* WHAT TO DO *
Retype each line of the material exactly, please, skipping any picture in it.

* DATA LINES *

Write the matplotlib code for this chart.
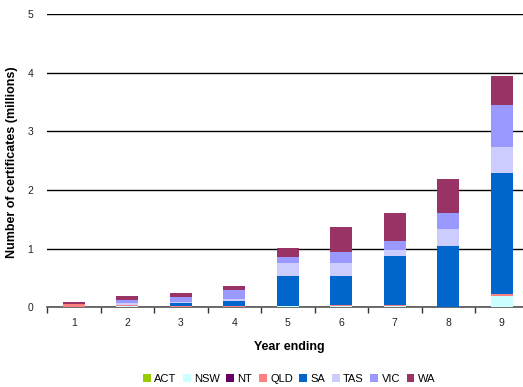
import matplotlib
matplotlib.use("Agg")
import matplotlib.pyplot as plt
from matplotlib.ticker import FixedLocator, NullFormatter
import numpy as np

plt.rcParams['font.family'] = ['Liberation Sans', 'DejaVu Sans']

years = ['1', '2', '3', '4', '5', '6', '7', '8', '9']
states = ['ACT', 'NSW', 'NT', 'QLD', 'SA', 'TAS', 'VIC', 'WA']

act = [0, 0, 0, 0, 0, 0, 0, 0, 0]
nsw = [0.003, 0.02, 0.005, 0.005, 0.02, 0.02, 0.02, 0.005, 0.20]
nt = [0, 0, 0, 0, 0, 0, 0, 0, 0]
qld = [0.045, 0.02, 0.02, 0.02, 0.005, 0.015, 0.015, 0.005, 0.03]
sa = [0.0, 0.005, 0.04, 0.085, 0.51, 0.495, 0.845, 1.04, 2.06]
tas = [0.005, 0.02, 0.03, 0.035, 0.22, 0.23, 0.10, 0.29, 0.44]
vic = [0.01, 0.06, 0.085, 0.15, 0.11, 0.19, 0.15, 0.27, 0.72]
wa = [0.035, 0.07, 0.07, 0.07, 0.14, 0.42, 0.47, 0.58, 0.49]

series = [act, nsw, nt, qld, sa, tas, vic, wa]
colors = ['#99CC00', '#CCFFFF', '#660066', '#FF8080', '#0066CC', '#CCCCFF', '#9999FF', '#993366']

W, H = 523, 387
fig = plt.figure(figsize=(W / 100, H / 100), dpi=100)
ax_left, ax_right, ax_top, ax_bottom = 47, 528.5, 14, 307.3
ax = fig.add_axes([ax_left / W, (H - ax_bottom) / H, (ax_right - ax_left) / W, (ax_bottom - ax_top) / H])

x = np.arange(1, len(years) + 1)
bottom = np.zeros(len(years))
for name, vals, col in zip(states, series, colors):
    v = np.array(vals, dtype=float)
    ax.bar(x, v, width=0.41, bottom=bottom, color=col, label=name, zorder=3, linewidth=0)
    bottom += v

ax.set_xlim(0.5, 9.5)
ax.set_ylim(0, 5)
ax.set_yticks([0, 1, 2, 3, 4, 5])
ax.yaxis.grid(True, color='black', linewidth=1.0, zorder=1)
ax.tick_params(axis='y', length=0, pad=10, labelsize=7.5, labelcolor='#222222')

ax.set_xticks(x)
ax.set_xticklabels(years)
ax.tick_params(axis='x', which='major', length=0, pad=8, labelsize=7.5, labelcolor='#222222')
ax.xaxis.set_minor_locator(FixedLocator(np.arange(0.5, 10, 1)))
ax.xaxis.set_minor_formatter(NullFormatter())
ax.tick_params(axis='x', which='minor', length=4, width=1, color='#333333', direction='out')

for s in ['top', 'right', 'left']:
    ax.spines[s].set_visible(False)
ax.spines['bottom'].set_color('#555555')
ax.spines['bottom'].set_linewidth(1.2)

ax.set_ylabel('Number of certificates (millions)', fontsize=9, fontweight='bold')
ax.yaxis.set_label_coords((18 - ax_left) / (ax_right - ax_left), 0.494)
ax.set_xlabel('Year ending', fontsize=9, fontweight='bold')
ax.xaxis.set_label_coords((289 - ax_left) / (ax_right - ax_left), -(347 - ax_bottom) / (ax_bottom - ax_top))
ax.xaxis.label.set_va('center')

fig.legend(loc='center', bbox_to_anchor=(289 / W, 1 - 379 / H), ncol=8, frameon=False,
           fontsize=8, handlelength=0.7, handleheight=0.7, handletextpad=0.3,
           columnspacing=0.6, borderaxespad=0)

fig.savefig('out.png', dpi=100)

* SOLVED EXERCISE *
Write the matplotlib code for this chart.
import matplotlib
matplotlib.use("Agg")
import matplotlib.pyplot as plt
from matplotlib.ticker import FixedLocator, NullFormatter
import numpy as np

plt.rcParams['font.family'] = ['Liberation Sans', 'DejaVu Sans']

years = ['1', '2', '3', '4', '5', '6', '7', '8', '9']
states = ['ACT', 'NSW', 'NT', 'QLD', 'SA', 'TAS', 'VIC', 'WA']

act = [0, 0, 0, 0, 0, 0, 0, 0, 0]
nsw = [0.003, 0.02, 0.005, 0.005, 0.02, 0.02, 0.02, 0.005, 0.20]
nt = [0, 0, 0, 0, 0, 0, 0, 0, 0]
qld = [0.045, 0.02, 0.02, 0.02, 0.005, 0.015, 0.015, 0.005, 0.03]
sa = [0.0, 0.005, 0.04, 0.085, 0.51, 0.495, 0.845, 1.04, 2.06]
tas = [0.005, 0.02, 0.03, 0.035, 0.22, 0.23, 0.10, 0.29, 0.44]
vic = [0.01, 0.06, 0.085, 0.15, 0.11, 0.19, 0.15, 0.27, 0.72]
wa = [0.035, 0.07, 0.07, 0.07, 0.14, 0.42, 0.47, 0.58, 0.49]

series = [act, nsw, nt, qld, sa, tas, vic, wa]
colors = ['#99CC00', '#CCFFFF', '#660066', '#FF8080', '#0066CC', '#CCCCFF', '#9999FF', '#993366']

W, H = 523, 387
fig = plt.figure(figsize=(W / 100, H / 100), dpi=100)
ax_left, ax_right, ax_top, ax_bottom = 47, 528.5, 14, 307.3
ax = fig.add_axes([ax_left / W, (H - ax_bottom) / H, (ax_right - ax_left) / W, (ax_bottom - ax_top) / H])

x = np.arange(1, len(years) + 1)
bottom = np.zeros(len(years))
for name, vals, col in zip(states, series, colors):
    v = np.array(vals, dtype=float)
    ax.bar(x, v, width=0.41, bottom=bottom, color=col, label=name, zorder=3, linewidth=0)
    bottom += v

ax.set_xlim(0.5, 9.5)
ax.set_ylim(0, 5)
ax.set_yticks([0, 1, 2, 3, 4, 5])
ax.yaxis.grid(True, color='black', linewidth=1.0, zorder=1)
ax.tick_params(axis='y', length=0, pad=10, labelsize=7.5, labelcolor='#222222')

ax.set_xticks(x)
ax.set_xticklabels(years)
ax.tick_params(axis='x', which='major', length=0, pad=8, labelsize=7.5, labelcolor='#222222')
ax.xaxis.set_minor_locator(FixedLocator(np.arange(0.5, 10, 1)))
ax.xaxis.set_minor_formatter(NullFormatter())
ax.tick_params(axis='x', which='minor', length=4, width=1, color='#333333', direction='out')

for s in ['top', 'right', 'left']:
    ax.spines[s].set_visible(False)
ax.spines['bottom'].set_color('#555555')
ax.spines['bottom'].set_linewidth(1.2)

ax.set_ylabel('Number of certificates (millions)', fontsize=9, fontweight='bold')
ax.yaxis.set_label_coords((18 - ax_left) / (ax_right - ax_left), 0.494)
ax.set_xlabel('Year ending', fontsize=9, fontweight='bold')
ax.xaxis.set_label_coords((289 - ax_left) / (ax_right - ax_left), -(347 - ax_bottom) / (ax_bottom - ax_top))
ax.xaxis.label.set_va('center')

fig.legend(loc='center', bbox_to_anchor=(289 / W, 1 - 379 / H), ncol=8, frameon=False,
           fontsize=8, handlelength=0.7, handleheight=0.7, handletextpad=0.3,
           columnspacing=0.6, borderaxespad=0)

fig.savefig('out.png', dpi=100)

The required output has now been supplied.